Please. Dear God, please.
A depressing studio flat in Streatham (Note to the yankee doodles: Not a nice area) is currently going for ~£200k. Whole city is a shit-show.
Leverage was one of the things that contributed to the 1929 stock market collapse. Stocks were going up so fast that brokers were offering 100% margin (leverage) on stocks, which made them go up fast… Same in real estate, if they accept little or no down payment, and have low interest rates, “values” are going to go up fast, people will be “rich” and will buy more real estate at higher prices.
Real estate “values” are highly sensitive to lending rules, such as credit scores (our 2009 collapse was due to lending to people without sufficient credit or income), income requirements, down payment requirements, and interest rates.
oh dear the capitalists are attacking themselves how awful I can’t bear to look can’t anyone stop them
if you have a moment that would be super no rush
Does this mean I can dust off my “Glengarry Glen Ross” gifs?
So the exact thing that happened in the 2008 collapse? Like literally exactly the same thing? Happening again?
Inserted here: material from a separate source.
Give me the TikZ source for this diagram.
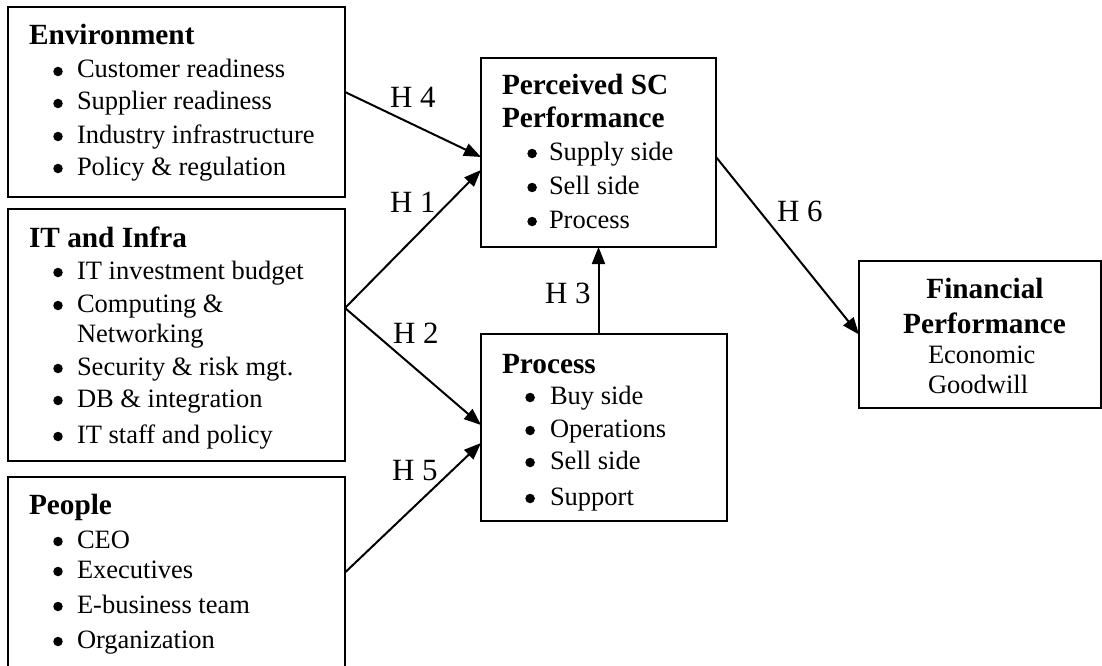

We did a great job of dealing with that crisis, apparently.
So an estate agent is what we barbarians call a real estate agent. What a nightmare to have your whole business invested in a bubble that’s about to burst! I had a friend who was a mortgage broker in 2008, and he had sold a lot of subprime loans. I didn’t envy him.
*comedy trailer
I’ve long associated Realtors at about one rung up the ladder from child molesters.
We learned nothing.
This week’s class was on the Gilded age into the Great Depression and the rise of the liberal consensus… They had to read a Huey Long speech where he attacks FDR for not doing enough and then advocates for a set of policies to really fix the problems… The kids were very easily able to connection that period to today, and they easily saw parallels between what’s happening now and what was happening then.
Hopefully it happens here soon, too.
AFAIK, not the same thing. What made the 2008 crash so bad was the way the CDOs and other weird derivatives had enmeshed the overall market and large parts of world economy with the housing bubble. This time, if there’s a crash, that should be much more contained and far less likely to pull everyone else down with the housing prices.
Well, I hope people haven’t made all the same mistakes with derivatives, insurance and re-insurance that led to the catastrophic spread from the housing collapse. But what makes me worry is that for the people who made those “mistakes” they weren’t mistakes. They got theirs, no one outside of Iceland was charged with fraud.
Foxtons blames the losses on a “prolonged downturn” in London’s housing market, exacerbated by Brexit.
These scumbags getting hit is the first and only silver lining of the Brexit debacle I’ve seen.
ok but which direction are they climbing?